Le Dr Seligmann l’admet volontiers, le danger des écrans pour les enfants est «encore sous-estimé scientifiquement. On trouve peu d’études ou d’ouvrages de référence sur le sujet. Ici, à la Kannerklinik, on commence seulement à se saisir du problème.» Donc, «il faudrait que les spécialistes soient davantage formés à ces dangers, qu’ils apprennent à faire le lien entre certaines pratiques, par exemple un enfant qui utilise une tablette avant de dormir, et certains troubles. C’est pour cela que les pédopsychiatres vont devoir inventer de plus en plus de nouvelles méthodes pour déshabituer les enfants aux écrans, leur réapprendre l’interaction sociale…»
À quand les premières cures de désintoxication numérique pour les tout-petits?
Romain Van Dyck
Éviter toute utilisation d’écrans pour les enfants de moins de 18 mois (certains experts préconisent même de les interdire jusqu’à 4 ou 5 ans).
– Imposer des limites de temps : 1 heure d’écran par jour maximum pour les enfants de 2 à 5 ans, en les accompagnant pour comprendre ce qu’ils regardent, et guère plus.

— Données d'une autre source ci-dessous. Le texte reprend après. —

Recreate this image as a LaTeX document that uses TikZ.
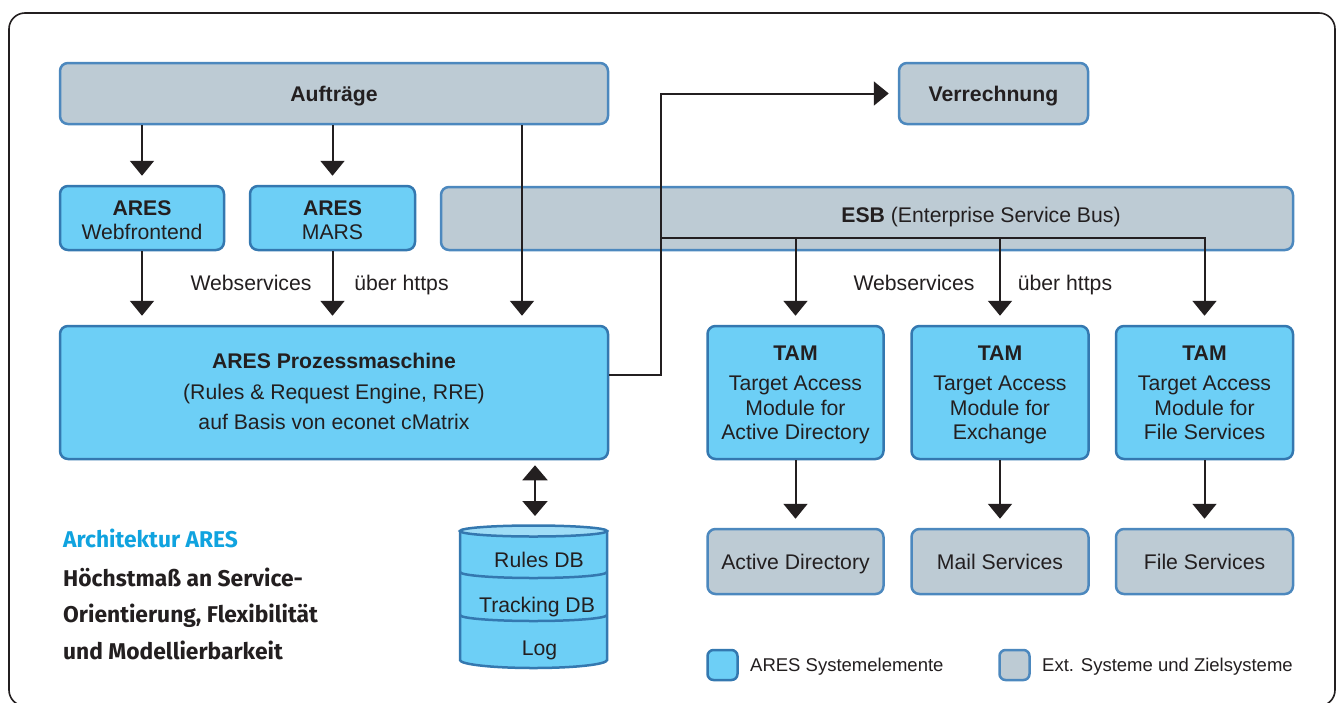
\documentclass[tikz,border=0pt]{standalone}
\usepackage{fontspec}
\setmainfont{Liberation Sans}
\newfontfamily\capfont{Fira Sans}
\usetikzlibrary{arrows.meta}
\definecolor{txt}{HTML}{231F20}
\definecolor{aresfill}{HTML}{6DCFF6}
\definecolor{aresline}{HTML}{3478B0}
\definecolor{extfill}{HTML}{BDCBD4}
\definecolor{extline}{HTML}{4C88BE}
\definecolor{dbtopfill}{HTML}{9FDDF7}
\definecolor{capblue}{HTML}{10A3DF}
\newcommand\mytop[1]{\rule{0pt}{#1}}
\newcommand\mybot[1]{\rule[-#1]{0pt}{0pt}}
\tikzset{
  box/.style={draw, rounded corners=8pt, line width=2.5pt, inner sep=0pt, align=center, text=txt,
    font=\fontsize{21.2}{24.5}\selectfont},
  bluebox/.style={box, fill=aresfill, draw=aresline},
  greybox/.style={box, fill=extfill, draw=extline},
  oneline/.style={text height=16pt, text depth=1pt},
  conn/.style={line width=2pt, draw=txt, -{Triangle[width=24pt,length=15pt]}, shorten >=9pt},
  lbl/.style={text=txt, font=\fontsize{21.2}{24.5}\selectfont, inner sep=0pt, oneline},
  legtxt/.style={text=txt, font=\fontsize{18.5}{22}\selectfont, inner sep=0pt, anchor=west, text height=14pt, text depth=1pt},
  captxt/.style={text=txt, font=\capfont\bfseries\fontsize{22.8}{26}\selectfont, inner sep=0pt, anchor=base west}
}
\begin{document}
\begin{tikzpicture}[x=1pt,y=-1pt]
\useasboundingbox (0,0) rectangle (1338,702);
\clip (0,0) rectangle (1338,702);
\fill[white] (0,0) rectangle (1338,702);
% frame
\draw[line width=1.6pt, draw=txt, rounded corners=16pt] (9,13) rectangle (1335,706);

% boxes
\node[greybox, oneline, minimum width=548, minimum height=61] (auf) at (334,93.5) {\textbf{Aufträge}};
\node[greybox, oneline, minimum width=189, minimum height=61] (ver) at (993.5,93.5) {\textbf{Verrechnung}};
\node[bluebox, minimum width=164, minimum height=64] (web) at (142,218) {\mytop{22pt}\textbf{ARES}\\Webfrontend\mybot{3pt}};
\node[bluebox, minimum width=165, minimum height=64] (mars) at (332.5,218) {\mytop{22pt}\textbf{ARES}\\MARS\mybot{3pt}};
\node[greybox, minimum width=852, minimum height=63] (esb) at (867,218.5) {};
\node[lbl] (esbtxt) at (981,215) {\textbf{ESB} (Enterprise Service Bus)};
\node[bluebox, minimum width=548, minimum height=133] (pm) at (334,392.5)
  {\mytop{19pt}\textbf{ARES Prozessmaschine}\\[6pt](Rules \& Request Engine, RRE)\\[6pt]auf Basis von econet cMatrix\mybot{6pt}};
\node[bluebox, minimum width=176, minimum height=133] (tam1) at (795.5,392.5)
  {\mytop{21.5pt}\textbf{TAM}\\[5.5pt]Target Access\\Module for\\Active Directory\mybot{6pt}};
\node[bluebox, minimum width=177, minimum height=133] (tam2) at (1000,392.5)
  {\mytop{21.5pt}\textbf{TAM}\\[5.5pt]Target Access\\Module for\\Exchange\mybot{6pt}};
\node[bluebox, minimum width=177, minimum height=133] (tam3) at (1204.5,392.5)
  {\mytop{21.5pt}\textbf{TAM}\\[5.5pt]Target Access\\Module for\\File Services\mybot{6pt}};
\node[greybox, oneline, minimum width=176, minimum height=65] (ad) at (795.5,561.5) {Active Directory};
\node[greybox, oneline, minimum width=177, minimum height=65] (mail) at (1000,561.5) {Mail Services};
\node[greybox, oneline, minimum width=177, minimum height=65] (file) at (1204.5,561.5) {File Services};

% database cylinder
\coordinate (dbtop) at (535,526);
\filldraw[fill=aresfill, draw=aresline, line width=2.5pt]
  (460,531) -- (460,660) arc[start angle=180, end angle=0, x radius=73.5, y radius=8] -- (607,531) -- cycle;
\filldraw[fill=dbtopfill, draw=aresline, line width=2.5pt] (533.5,531) ellipse[x radius=73.5, y radius=5.5];
\draw[draw=aresline, line width=2.5pt] (460,572) arc[start angle=180, end angle=0, x radius=73.5, y radius=6];
\draw[draw=aresline, line width=2.5pt] (460,615) arc[start angle=180, end angle=0, x radius=73.5, y radius=6];
\node[lbl] (rdb) at (539,560) {Rules DB};
\node[lbl] (tdb) at (537,605) {Tracking DB};
\node[lbl] (log) at (539.5,648) {Log};

% connectors
\coordinate (a3) at (522,0);
\coordinate (bend) at (661,0);
\coordinate (esbj) at (661,237.5);
\coordinate (pmout) at ([yshift=17.5pt]pm.east);
\draw[conn] (auf.south -| web.north) -- (web.north);
\draw[conn] (auf.south -| mars.north) -- (mars.north);
\draw[conn] (auf.south -| a3) -- (pm.north -| a3);
\draw[conn] (web.south) -- (web.south |- pm.north);
\draw[conn] (mars.south) -- (mars.south |- pm.north);
\draw[conn] (pmout) -- (bend |- pmout) -- (bend |- ver.west) -- (ver.west);
\draw[conn] (esbj) -- (esbj -| tam3.north) -- (tam3.north);
\draw[conn] (esbj -| tam1.north) -- (tam1.north);
\draw[conn] (esbj -| tam2.north) -- (tam2.north);
\draw[conn] (tam1.south) -- (ad.north);
\draw[conn] (tam2.south) -- (mail.north);
\draw[conn] (tam3.south) -- (file.north);
\draw[line width=2pt, draw=txt, {Triangle[width=25pt,length=15pt]}-{Triangle[width=25pt,length=15pt]},
  shorten <=5pt, shorten >=10pt] (pm.south -| dbtop) -- (dbtop);

% labels
\node[lbl] (ws1) at (251,283) {Webservices};
\node[lbl] (uh1) at (401.5,283) {über https};
\node[lbl] (ws2) at (914,283) {Webservices};
\node[lbl] (uh2) at (1065,283) {über https};

% caption
\node[captxt, text=capblue] (c1) at (63,547) {Architektur ARES};
\node[captxt] (c2) at (63,586) {Höchstmaß an Service-};
\node[captxt] (c3) at (63,622) {Orientierung, Flexibilität};
\node[captxt] (c4) at (63,659) {und Modellierbarkeit};

% legend
\node[bluebox, rounded corners=6pt, minimum width=30, minimum height=30] (lg1) at (722.5,665) {};
\node[legtxt] (lt1) at (750,665) {ARES Systemelemente};
\node[greybox, rounded corners=6pt, minimum width=30, minimum height=30] (lg2) at (1014.5,665) {};
\node[legtxt] (lt2) at (1042,665) {Ext. Systeme und Zielsysteme};
\end{tikzpicture}
\end{document}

– S’assurer que les écrans ne réduisent pas le sommeil, l’activité physique, les jeux sociaux ou les autres comportements essentiels à la santé.
– Préférer les programmes de haute qualité pour introduire les écrans auprès des enfants de 18 à 24 mois, toujours en les accompagnant pour leur expliquer ce qu’ils voient.
– Faire attention aux applications que les enfants téléchargent, supprimer les applications violentes, etc.
– Limiter l’exposition aux écrans à cause des dangers de la lumière bleue, qui peut provoquer une fatigue oculaire, voire des lésions. Certains smartphones proposent même de filtrer eux-mêmes la lumière bleue.